Segue-se uma comparação peculiar. “É preciso haver uma base ética nas decisões tomadas, porque se algo até pode dar sucesso rápido a nível económico, quando tivermos problemas graves com temas como as alterações climáticas vamos ter prejuízos sociais e financeiros incalculáveis”.

Gerd compara a postura do executivo de Trump face às alterações climáticas com o Facebook. “Qualquer investidor fez e está a fazer muito dinheiro com o Facebook, mas a rede social pôs em risco a democracia e não tem sido controlado ou verdadeiramente penalizado por isso, nas bolsas é rei”. Leonhard lembra que “o valor de mercado infelizmente não tem valor para os humanos, só sabe uma coisa, dinheiro”.

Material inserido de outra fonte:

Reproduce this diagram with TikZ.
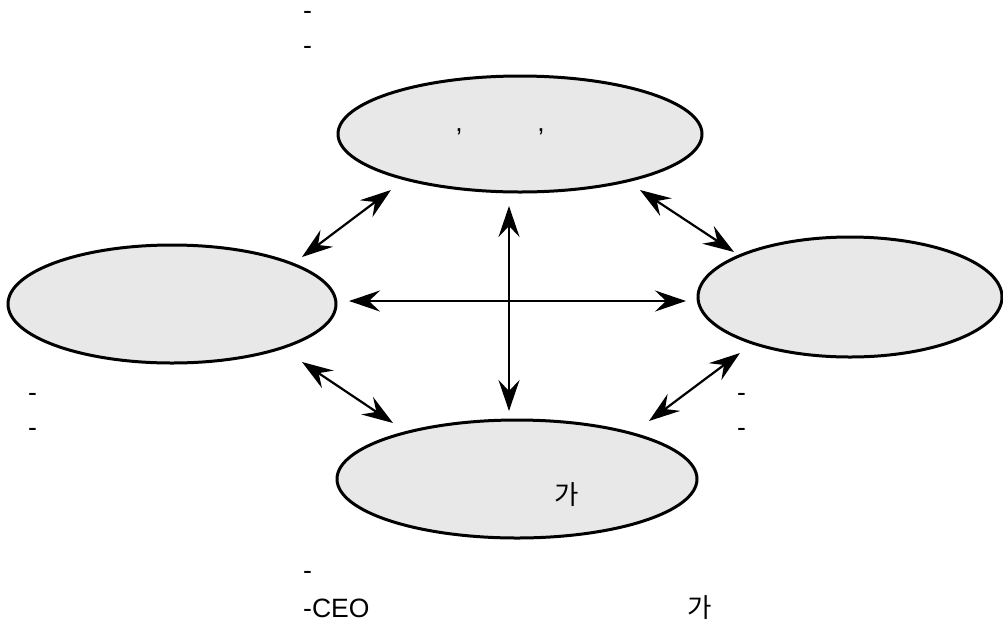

Nesse contexto diz que a “natureza humana é difícil, só fazemos algo quando acontecem mesmo os desastres, não bastam os avisos”. “Vamos passar pelo inferno nos próximos 20 anos com as alterações climáticas e só quando começar a apertar é que vamos mesmo fazer algo a sério a nível mundial. Espero que ainda seja a tempo”.

Outra preocupação do futurista, que explica que “a tecnologia por si só não é a solução, é só uma ferramenta” são as alterações na genética humana. “Temos de definir bem o que queremos desta evolução na edição genética humana porque há avanços que podem ser bem perigosos e será pior lidar com as consequências”.